To kill each version, use the kill command and the process ID, which is 5192 in the previous example:

$ kill 5192

To restart the ssh-agent, run: $ eval 'ssh-agent'

To check that the SSH key you want to use is loaded

To list your loaded keys, enter ssh-add -l (that's the letter, not the number). This example returns two different keys:

$ ssh-add -l 
2048 4c:80:61:2c:00:3f:9d:dc:08:41:2e:c0:cf:b9:17:69 /Users/manthony/.ssh/workid (RSA)
2048 7a:9c:b2:9c:8e:4e:f4:af:de:70:77:b9:52:fd:44:97 /Users/manthony/.ssh/personalid (RSA)      

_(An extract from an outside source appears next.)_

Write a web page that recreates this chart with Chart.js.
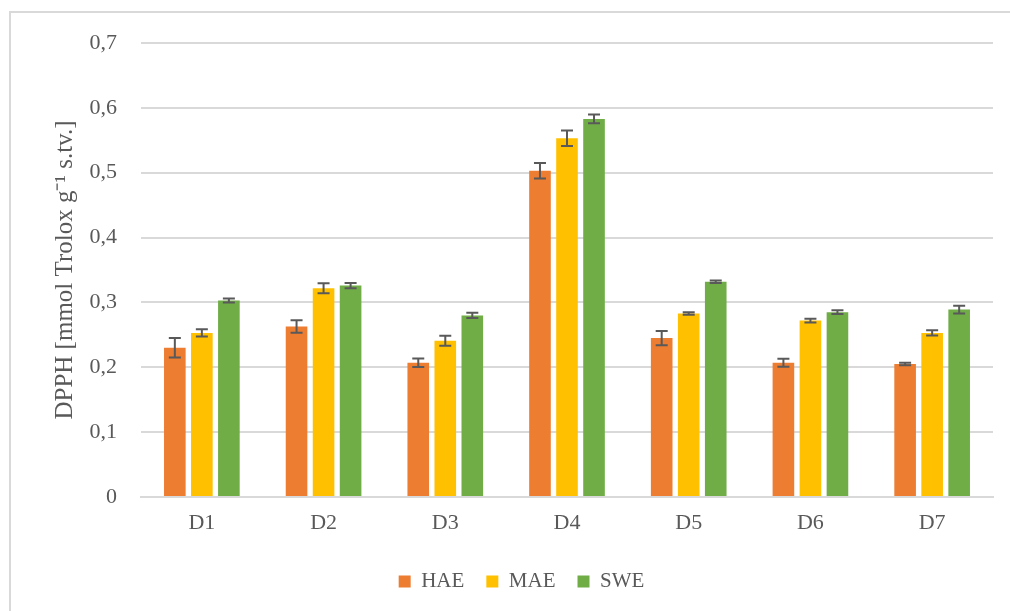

If you don't see the SSH key you want to use, add it by entering ssh-add followed by the path to the private key file:

$ ssh-add ~/.ssh/<private_key_file> 

If you're still having problems, try removing all the SSH keys that you don't want to use:

$ ssh-add -d ~/.ssh/<private_key_file>

On Windows using Sourcetree

Double click the Pageant icon in your system tray to open the Pagent Key List dialog.
If you don't see your SSH key, click Add Key to add it.

To check that the ssh-agent is running

Enter ps -e  | grep [s]sh-agent to check whether it's running. If the ssh-agent is running, you'll see the following response:

$ ps -e  | grep [s]sh-agent
 9060 ??         0:00.28 /usr/bin/ssh-agent -l

If the agent isn't running, the terminal doesn't return anything. If that's the case, start the agent manually with the following command:

$ ssh-agent /bin/bash 

On Windows using Sourcetree

Make sure Pageant is running in your system tray:

Click Add Key to add any key not included in the list.